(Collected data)
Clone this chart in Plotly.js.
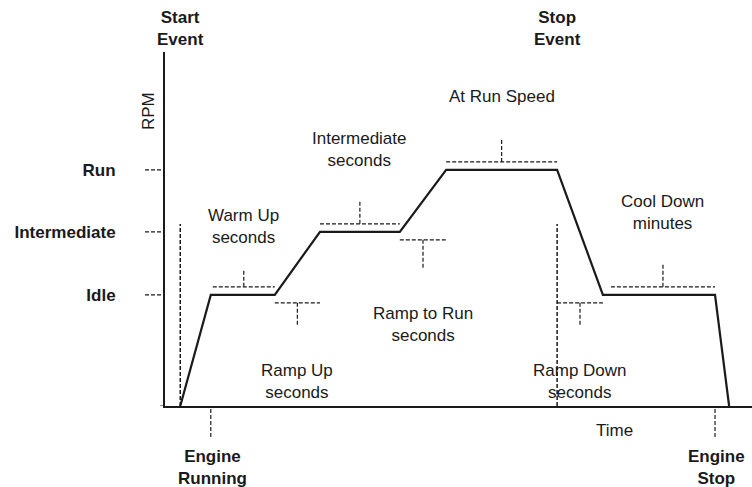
<!DOCTYPE html>
<html><head><meta charset="utf-8">
<script src="https://cdn.plot.ly/plotly-3.0.1.min.js"></script>
<style>html,body{margin:0;padding:0;background:#fff}</style>
</head><body><div id="chart" style="width:752px;height:487px"></div>
<script>
// ---------- data ----------
const levelNames = ['Idle', 'Intermediate', 'Run'];
const levelRpm = [31.4, 49.2, 66.7];
const time = [2.6, 7.8, 18.7, 26.4, 40.0, 47.9, 66.8, 74.6, 93.7, 96.1];
const rpm = [0, 31.4, 31.4, 49.2, 49.2, 66.7, 66.7, 31.4, 31.4, 0];
const phaseLabels = ['Warm Up<br>seconds', 'Ramp Up<br>seconds', 'Intermediate<br>seconds',
  'Ramp to Run<br>seconds', 'At Run Speed', 'Ramp Down<br>seconds', 'Cool Down<br>minutes'];
const phaseStart = [1, 2, 3, 4, 5, 6, 7];      // profile point where each phase begins
const eventLabels = ['Start<br>Event', 'Stop<br>Event'];
const eventIndex = [0, 6];
const stateLabels = ['Engine<br>Running', 'Engine<br>Stop'];
const stateIndex = [1, 8];
const axisLabels = ['RPM', 'Time'];

// ---------- style / layout helpers ----------
const X_RANGE = [0, 100], Y_RANGE = [0, 100];
const PX_X = 587 / 100, PX_Y = 354 / 100;       // pixels per data unit
const FONT = 'Liberation Sans, Arial, Helvetica, sans-serif';
const INK = '#1a1a1a';
const labelY = [50.6, 6.9, 72.6, 22.9, 87.3, 6.9, 54.8];
const tickPx = [16, 24, 24, 28, 24, 24, 23];
const insetPx = [2, 0, 0, 0, 0, 0, 8];
const bracketGap = 8 / PX_Y;
const DASH = '4px,2px';
const px = v => (v - X_RANGE[0]) / (X_RANGE[1] - X_RANGE[0]);   // data x -> paper
const py = v => (v - Y_RANGE[0]) / (Y_RANGE[1] - Y_RANGE[0]);   // data y -> paper

// brackets derived from profile
const bx = [], by = [];
const phaseMid = [];
phaseStart.forEach((a, i) => {
  const b = a + 1;
  const plateau = rpm[a] === rpm[b];
  const lvl = Math.min(rpm[a], rpm[b]);
  const dir = plateau ? 1 : -1;
  const y = lvl + dir * bracketGap;
  const x0 = time[a] + insetPx[i] / PX_X, x1 = time[b];
  const xm = (x0 + x1) / 2;
  phaseMid.push(xm);
  bx.push(x0, x1, null, xm, xm, null);
  by.push(y, y, null, y, y + dir * tickPx[i] / PX_Y, null);
});

// event lines
const ex = [], ey = [];
const eventTop = (406 - 224) / PX_Y;
eventIndex.forEach(k => { ex.push(time[k], time[k], null); ey.push(0, eventTop, null); });

const traces = [
  { x: ex, y: ey, mode: 'lines', line: { color: INK, width: 1.5, dash: DASH }, hoverinfo: 'skip' },
  { x: bx, y: by, mode: 'lines', line: { color: INK, width: 1.2, dash: DASH }, hoverinfo: 'skip' },
  { x: time, y: rpm, mode: 'lines', line: { color: INK, width: 2.2 }, hoverinfo: 'skip' }
];

const shapes = [];
levelRpm.forEach(v => shapes.push({ type: 'line', xref: 'paper', yref: 'y', x0: -20 / 587, x1: 0, y0: v, y1: v,
  line: { color: INK, width: 1.2, dash: DASH } }));
shapes.push({ type: 'line', xref: 'paper', yref: 'y', x0: -5 / 587, x1: 0, y0: 0, y1: 0, line: { color: INK, width: 1 } });
stateIndex.forEach(k => shapes.push({ type: 'line', xref: 'x', yref: 'paper', x0: time[k], x1: time[k],
  y0: -3 / 354, y1: -31 / 354, line: { color: INK, width: 1.2, dash: DASH } }));

const ann = [];
const boldFont = { family: FONT, size: 17, color: INK, weight: 'bold' };
const regFont = { family: FONT, size: 17, color: INK };
eventIndex.forEach((k, i) => ann.push({ x: px(time[k]), y: py(106.5), xref: 'paper', yref: 'paper', text: eventLabels[i],
  showarrow: false, font: boldFont, xanchor: 'center', yanchor: 'middle' }));
stateIndex.forEach((k, i) => ann.push({ x: px(time[k] + 0.3), y: py(-17.4), xref: 'paper', yref: 'paper', text: stateLabels[i],
  showarrow: false, font: boldFont, xanchor: 'center', yanchor: 'middle' }));
phaseLabels.forEach((t, i) => ann.push({ x: phaseMid[i], y: labelY[i], xref: 'x', yref: 'y', text: t,
  showarrow: false, font: regFont, xanchor: 'center', yanchor: 'middle' }));
ann.push({ x: px(-2.9), y: py(83.3), xref: 'paper', yref: 'paper', text: axisLabels[0], textangle: -90, showarrow: false,
  font: regFont, xanchor: 'center', yanchor: 'middle' });
ann.push({ x: px(76.5), y: py(-7.06), xref: 'paper', yref: 'paper', text: axisLabels[1], showarrow: false,
  font: regFont, xanchor: 'center', yanchor: 'middle' });

const layout = {
  width: 752, height: 487,
  margin: { l: 165, r: 0, t: 52, b: 81, pad: 0 },
  paper_bgcolor: '#fff', plot_bgcolor: '#fff',
  showlegend: false,
  xaxis: { range: X_RANGE, showline: true, linewidth: 2, linecolor: INK, showgrid: false, zeroline: false,
    showticklabels: false, ticks: '', fixedrange: true },
  yaxis: { range: Y_RANGE, showline: true, linewidth: 2, linecolor: INK, showgrid: false, zeroline: false,
    tickvals: levelRpm, ticktext: levelNames, ticks: '', ticklabelstandoff: 44,
    tickfont: boldFont, fixedrange: true },
  shapes: shapes,
  annotations: ann
};

Plotly.newPlot('chart', traces, layout, { staticPlot: true, displayModeBar: false });
</script></body></html>
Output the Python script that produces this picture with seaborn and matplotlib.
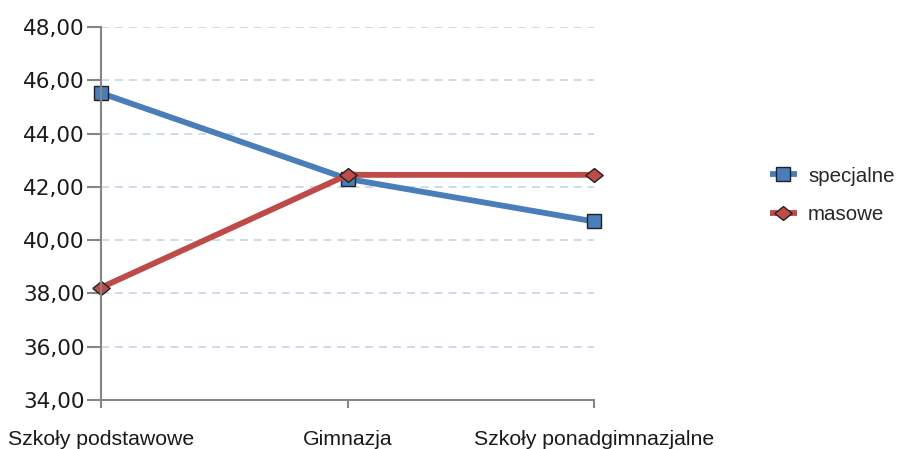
import pandas as pd
import seaborn as sns
import matplotlib.pyplot as plt
from matplotlib.ticker import FuncFormatter

categories = ["Szkoły podstawowe", "Gimnazja", "Szkoły ponadgimnazjalne"]
specjalne = [45.52, 42.30, 40.70]
masowe = [38.22, 42.45, 42.45]

data = pd.DataFrame({
    "szkola": categories * 2,
    "wynik": specjalne + masowe,
    "typ": ["specjalne"] * 3 + ["masowe"] * 3,
})

sns.set_theme(style="white")
plt.rcParams['font.family'] = ['Liberation Sans', 'DejaVu Sans']

fig = plt.figure(figsize=(9, 4.49), dpi=100)
ax = fig.add_axes([0.1122, 0.109, 0.548, 0.831])

palette = {"specjalne": "#4a7ebb", "masowe": "#be4b48"}
diamond = [(-1, 0), (0, 0.8), (1, 0), (0, -0.8), (-1, 0)]
sns.lineplot(data=data, x="szkola", y="wynik", hue="typ", style="typ",
             palette=palette, markers={"specjalne": "s", "masowe": diamond},
             dashes=False, linewidth=4.2, markersize=10,
             markeredgecolor="#222222", markeredgewidth=1.0, ax=ax)
for line in ax.lines:
    line.set_clip_on(False)
    if line.get_label() == "masowe" or list(line.get_ydata()) == masowe:
        line.set_markersize(12.5)

ax.set_xlim(0, 2)
ax.set_ylim(34, 48)
ax.set_yticks(range(34, 49, 2))
ax.yaxis.set_major_formatter(FuncFormatter(lambda v, p: f"{v:.2f}".replace(".", ",")))
for y in range(36, 49, 2):
    ax.axhline(y, color="#c6d9f1", linestyle=(0, (4.4, 3.3)), linewidth=1.3, zorder=0)

for s in ["top", "right"]:
    ax.spines[s].set_visible(False)
for s in ["left", "bottom"]:
    ax.spines[s].set_color("#868686")
    ax.spines[s].set_linewidth(1.5)

ax.tick_params(axis="y", direction="out", length=10, width=1.5, color="#868686",
               left=True, labelsize=15.5, pad=2, labelcolor="#1a1a1a")
ax.tick_params(axis="x", direction="out", length=6, width=1.5, color="#868686",
               bottom=True, labelsize=15.3, pad=15.5, labelcolor="#1a1a1a")
for t in ax.get_yticklabels():
    t.set_family("DejaVu Sans")
ax.set_xlabel("")
ax.set_ylabel("")

handles, labels = ax.get_legend_handles_labels()
for h in handles:
    h.set_solid_capstyle("butt")
    if h.get_label() == "masowe":
        h.set_markersize(12.5)
ax.legend_.remove()
fig.legend(handles, labels, loc="center left", bbox_to_anchor=(0.835, 0.565),
           frameon=False, fontsize=14.8, handlelength=1.3, labelspacing=0.95,
           handletextpad=0.55)

fig.savefig("out.png", dpi=100)
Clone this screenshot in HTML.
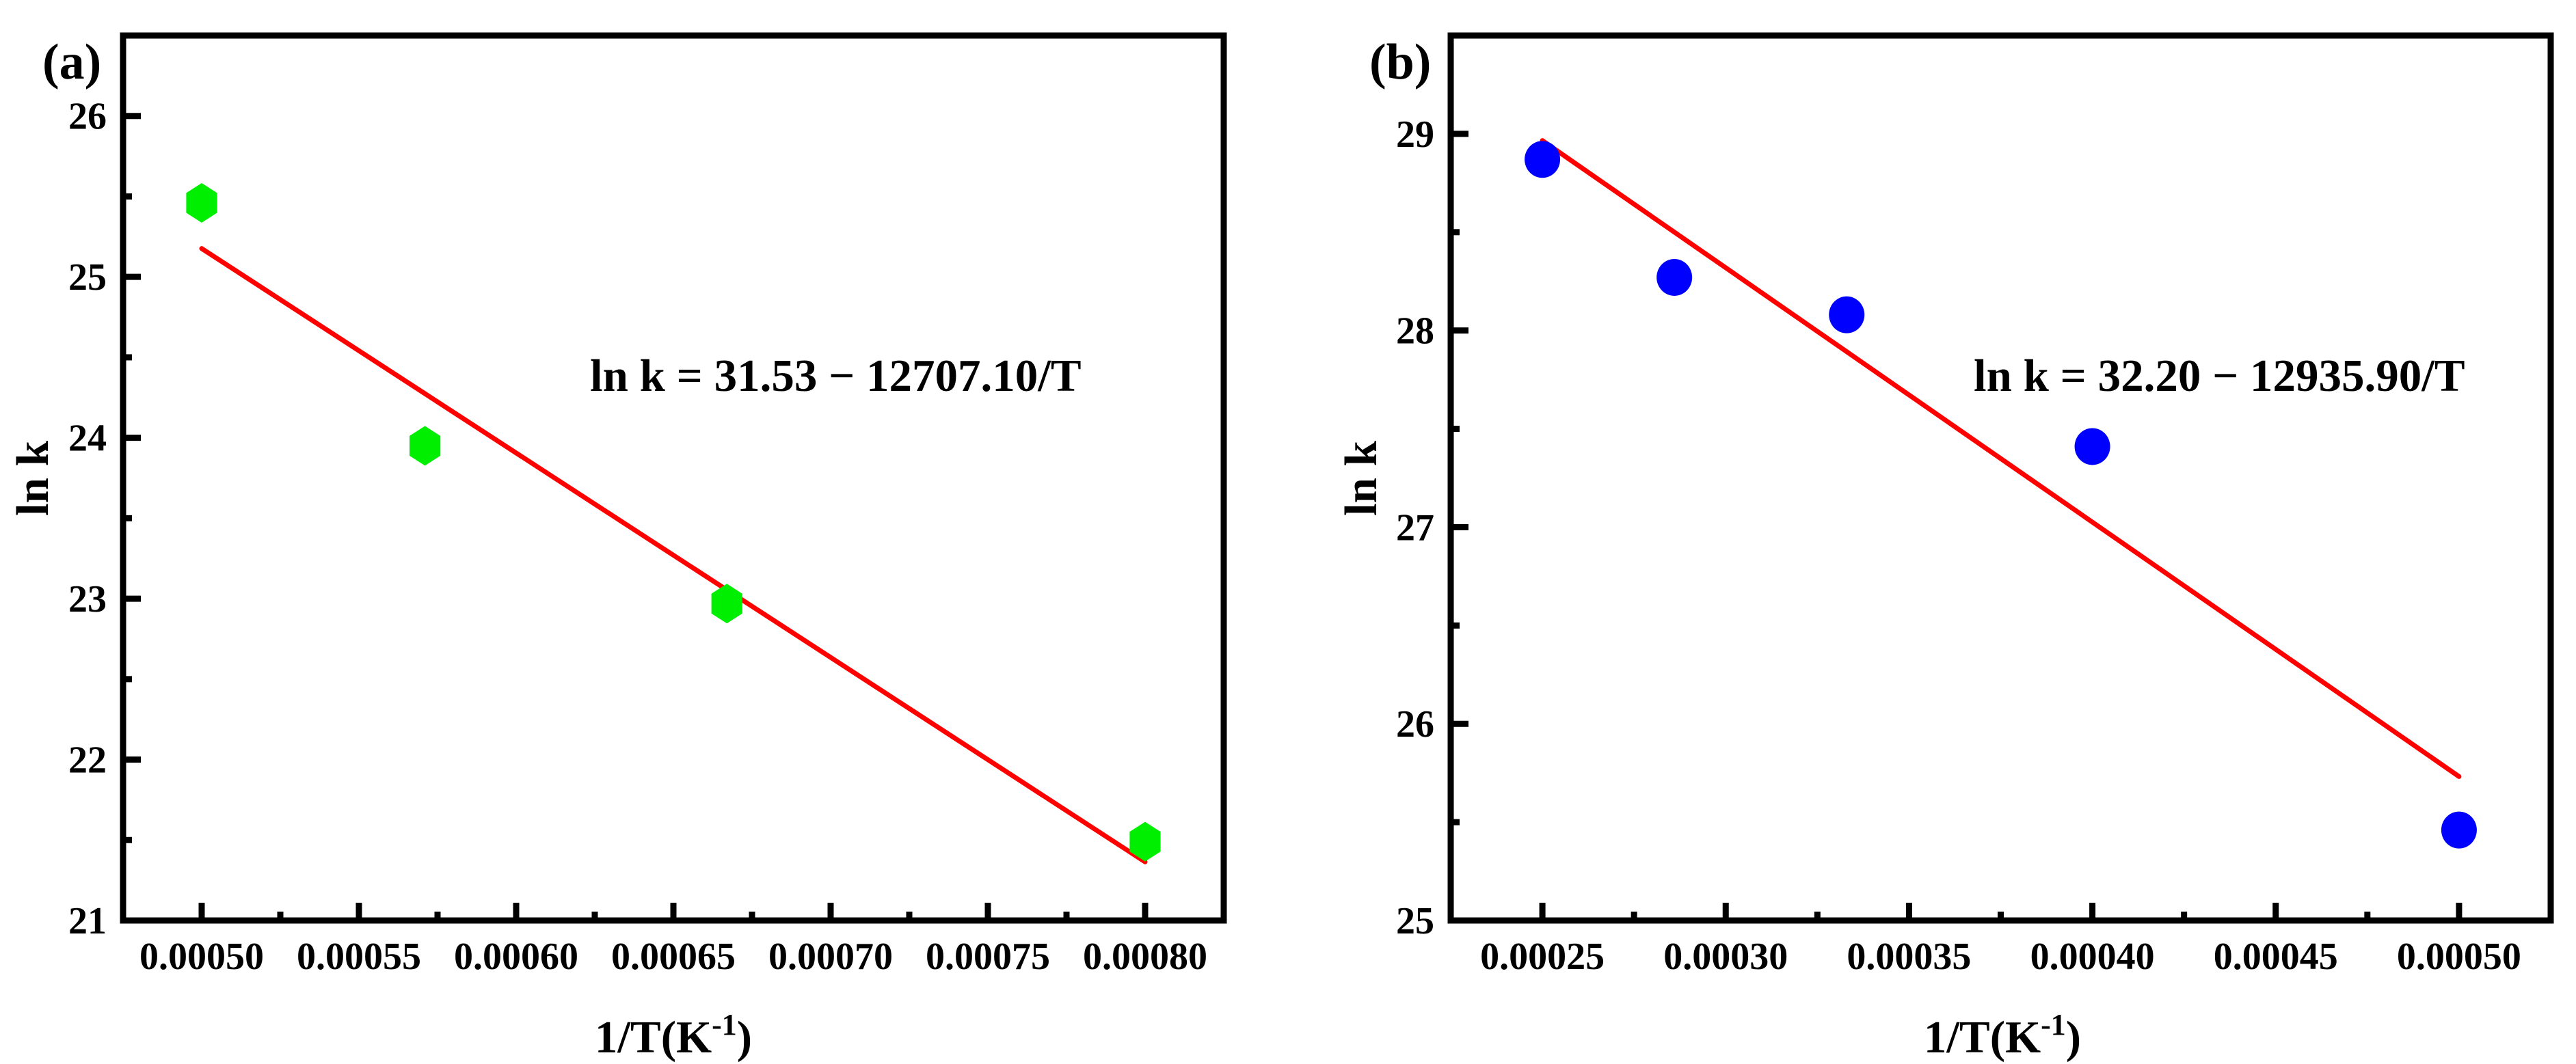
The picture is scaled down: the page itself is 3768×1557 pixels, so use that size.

Required task: Omit all pictures and repeat exactly the lines from the one containing "Output the Python" through the one containing "masowe = [38.22, 42.45, 42.45]", ends included, with nothing added.

Written response:
Output the Python script that produces this picture with seaborn and matplotlib.
import pandas as pd
import seaborn as sns
import matplotlib.pyplot as plt
from matplotlib.ticker import FuncFormatter

categories = ["Szkoły podstawowe", "Gimnazja", "Szkoły ponadgimnazjalne"]
specjalne = [45.52, 42.30, 40.70]
masowe = [38.22, 42.45, 42.45]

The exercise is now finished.